Data segment>
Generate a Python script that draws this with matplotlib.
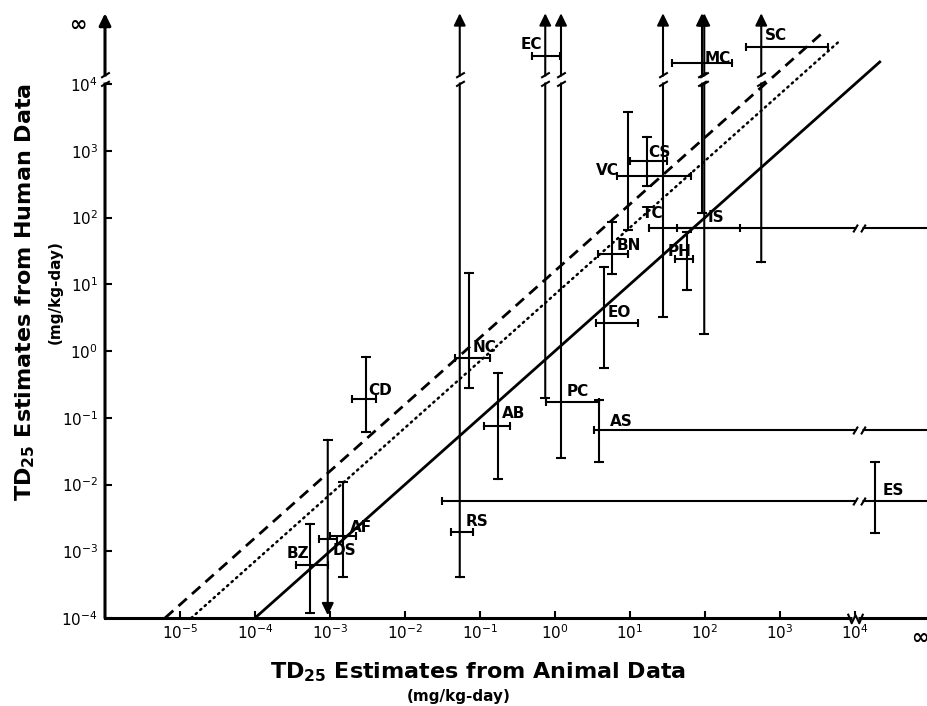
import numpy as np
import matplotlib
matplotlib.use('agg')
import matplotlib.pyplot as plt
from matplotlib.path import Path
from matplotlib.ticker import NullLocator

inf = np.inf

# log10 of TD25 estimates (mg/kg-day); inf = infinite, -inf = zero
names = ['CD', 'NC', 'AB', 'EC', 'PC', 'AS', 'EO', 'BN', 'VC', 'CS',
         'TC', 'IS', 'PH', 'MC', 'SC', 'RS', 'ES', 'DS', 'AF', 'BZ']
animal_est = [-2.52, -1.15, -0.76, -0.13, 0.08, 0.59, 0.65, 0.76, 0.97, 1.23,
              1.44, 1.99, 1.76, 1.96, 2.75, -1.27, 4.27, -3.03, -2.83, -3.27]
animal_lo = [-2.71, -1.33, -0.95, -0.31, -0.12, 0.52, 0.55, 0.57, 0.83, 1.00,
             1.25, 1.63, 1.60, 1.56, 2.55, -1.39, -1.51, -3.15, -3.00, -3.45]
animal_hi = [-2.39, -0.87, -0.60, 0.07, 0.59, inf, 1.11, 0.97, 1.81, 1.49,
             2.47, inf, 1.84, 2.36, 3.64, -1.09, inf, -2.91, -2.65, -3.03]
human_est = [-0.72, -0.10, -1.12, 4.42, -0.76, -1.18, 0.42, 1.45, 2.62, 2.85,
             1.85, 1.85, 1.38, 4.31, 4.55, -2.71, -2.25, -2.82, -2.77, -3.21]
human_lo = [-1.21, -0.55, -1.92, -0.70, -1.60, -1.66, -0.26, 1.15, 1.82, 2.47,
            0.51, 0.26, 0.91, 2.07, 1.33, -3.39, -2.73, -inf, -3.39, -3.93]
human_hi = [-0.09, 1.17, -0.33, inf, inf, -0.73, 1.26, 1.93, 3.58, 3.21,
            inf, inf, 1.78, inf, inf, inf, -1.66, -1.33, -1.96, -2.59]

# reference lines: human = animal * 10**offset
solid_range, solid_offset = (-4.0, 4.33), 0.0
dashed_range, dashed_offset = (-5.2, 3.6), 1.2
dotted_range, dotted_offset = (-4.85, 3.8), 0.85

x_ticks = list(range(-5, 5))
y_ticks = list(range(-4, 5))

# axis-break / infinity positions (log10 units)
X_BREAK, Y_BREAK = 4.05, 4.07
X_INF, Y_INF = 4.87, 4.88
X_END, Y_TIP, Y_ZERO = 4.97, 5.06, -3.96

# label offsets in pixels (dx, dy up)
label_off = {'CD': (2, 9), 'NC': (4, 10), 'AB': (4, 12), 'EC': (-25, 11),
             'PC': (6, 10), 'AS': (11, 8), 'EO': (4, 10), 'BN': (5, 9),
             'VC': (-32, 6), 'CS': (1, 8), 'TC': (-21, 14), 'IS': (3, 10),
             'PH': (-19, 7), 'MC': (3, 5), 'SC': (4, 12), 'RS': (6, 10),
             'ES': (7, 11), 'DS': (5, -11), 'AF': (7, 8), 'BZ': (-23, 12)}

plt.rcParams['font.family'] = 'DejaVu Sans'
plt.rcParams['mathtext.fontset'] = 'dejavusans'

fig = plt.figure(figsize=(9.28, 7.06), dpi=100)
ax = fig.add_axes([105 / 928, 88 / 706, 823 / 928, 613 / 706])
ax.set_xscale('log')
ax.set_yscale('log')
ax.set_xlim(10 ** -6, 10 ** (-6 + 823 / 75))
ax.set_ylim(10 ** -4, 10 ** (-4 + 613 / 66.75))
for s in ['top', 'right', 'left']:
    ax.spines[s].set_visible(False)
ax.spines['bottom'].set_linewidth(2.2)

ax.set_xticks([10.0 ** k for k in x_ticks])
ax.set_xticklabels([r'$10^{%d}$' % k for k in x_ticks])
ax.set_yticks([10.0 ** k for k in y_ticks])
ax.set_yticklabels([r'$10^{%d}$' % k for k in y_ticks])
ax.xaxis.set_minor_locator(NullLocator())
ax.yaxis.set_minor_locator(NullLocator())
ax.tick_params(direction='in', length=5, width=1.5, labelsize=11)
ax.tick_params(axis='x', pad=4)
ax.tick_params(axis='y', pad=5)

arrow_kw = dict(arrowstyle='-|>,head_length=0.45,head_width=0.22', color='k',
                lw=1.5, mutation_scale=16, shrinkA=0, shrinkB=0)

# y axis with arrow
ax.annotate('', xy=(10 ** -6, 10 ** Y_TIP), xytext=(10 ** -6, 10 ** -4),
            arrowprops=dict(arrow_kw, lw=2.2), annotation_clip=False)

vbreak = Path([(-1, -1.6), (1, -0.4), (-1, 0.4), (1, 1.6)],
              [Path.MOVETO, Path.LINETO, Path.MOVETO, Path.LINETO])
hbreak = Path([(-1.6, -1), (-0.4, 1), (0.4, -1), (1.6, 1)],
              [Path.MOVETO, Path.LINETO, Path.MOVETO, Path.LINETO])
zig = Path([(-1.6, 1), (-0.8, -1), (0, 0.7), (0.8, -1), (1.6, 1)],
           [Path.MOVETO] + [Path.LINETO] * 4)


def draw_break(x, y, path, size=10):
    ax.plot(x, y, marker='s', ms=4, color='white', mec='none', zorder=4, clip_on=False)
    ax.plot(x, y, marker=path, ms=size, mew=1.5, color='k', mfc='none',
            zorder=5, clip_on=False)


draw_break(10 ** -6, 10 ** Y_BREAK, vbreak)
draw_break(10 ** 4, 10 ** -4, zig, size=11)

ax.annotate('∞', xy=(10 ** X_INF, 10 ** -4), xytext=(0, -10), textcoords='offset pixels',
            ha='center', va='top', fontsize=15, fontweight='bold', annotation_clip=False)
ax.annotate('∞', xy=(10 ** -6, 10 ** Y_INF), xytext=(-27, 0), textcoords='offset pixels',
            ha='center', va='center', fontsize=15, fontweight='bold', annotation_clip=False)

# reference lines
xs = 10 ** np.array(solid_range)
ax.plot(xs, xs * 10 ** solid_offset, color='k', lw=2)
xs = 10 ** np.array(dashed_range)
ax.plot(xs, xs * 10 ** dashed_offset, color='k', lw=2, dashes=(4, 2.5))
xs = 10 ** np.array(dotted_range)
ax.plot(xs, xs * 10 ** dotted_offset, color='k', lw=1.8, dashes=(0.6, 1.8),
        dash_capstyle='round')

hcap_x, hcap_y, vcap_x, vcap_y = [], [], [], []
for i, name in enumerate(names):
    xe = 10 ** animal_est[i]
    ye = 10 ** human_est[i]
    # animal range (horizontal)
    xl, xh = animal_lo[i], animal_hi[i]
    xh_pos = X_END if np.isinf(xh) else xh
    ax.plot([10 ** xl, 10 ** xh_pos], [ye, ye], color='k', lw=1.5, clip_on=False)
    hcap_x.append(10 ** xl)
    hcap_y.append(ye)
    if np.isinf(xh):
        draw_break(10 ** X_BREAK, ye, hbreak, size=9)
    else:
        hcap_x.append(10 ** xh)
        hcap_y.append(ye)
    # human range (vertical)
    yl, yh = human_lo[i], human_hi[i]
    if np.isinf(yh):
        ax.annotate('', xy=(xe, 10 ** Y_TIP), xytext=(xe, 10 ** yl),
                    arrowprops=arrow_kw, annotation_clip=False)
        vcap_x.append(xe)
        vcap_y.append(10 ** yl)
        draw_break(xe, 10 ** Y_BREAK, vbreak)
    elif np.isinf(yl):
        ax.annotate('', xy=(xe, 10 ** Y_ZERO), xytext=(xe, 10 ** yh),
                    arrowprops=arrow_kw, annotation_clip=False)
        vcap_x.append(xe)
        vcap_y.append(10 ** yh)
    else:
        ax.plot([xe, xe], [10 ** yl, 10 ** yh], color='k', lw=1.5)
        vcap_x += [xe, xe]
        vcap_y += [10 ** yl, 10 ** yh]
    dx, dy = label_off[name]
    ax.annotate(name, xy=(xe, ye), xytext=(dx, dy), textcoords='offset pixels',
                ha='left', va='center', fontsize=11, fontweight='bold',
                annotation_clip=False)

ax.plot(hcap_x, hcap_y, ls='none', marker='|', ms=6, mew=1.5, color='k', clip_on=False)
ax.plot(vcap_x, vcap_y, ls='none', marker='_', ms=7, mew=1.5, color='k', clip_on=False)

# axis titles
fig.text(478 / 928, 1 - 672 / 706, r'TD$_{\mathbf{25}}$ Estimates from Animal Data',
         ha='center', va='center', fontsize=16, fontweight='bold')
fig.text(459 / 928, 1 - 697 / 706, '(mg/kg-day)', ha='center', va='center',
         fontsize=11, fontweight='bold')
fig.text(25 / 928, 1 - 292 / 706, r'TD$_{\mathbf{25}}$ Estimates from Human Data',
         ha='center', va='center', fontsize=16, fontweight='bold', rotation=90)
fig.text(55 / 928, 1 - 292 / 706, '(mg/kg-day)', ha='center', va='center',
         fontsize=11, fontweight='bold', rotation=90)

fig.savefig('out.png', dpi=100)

Work to be completed> From the first line above down to the line with "inf = np.inf", reproduce every line and no others, omitting pictures.

Reply to the task>
Generate a Python script that draws this with matplotlib.
import numpy as np
import matplotlib
matplotlib.use('agg')
import matplotlib.pyplot as plt
from matplotlib.path import Path
from matplotlib.ticker import NullLocator

inf = np.inf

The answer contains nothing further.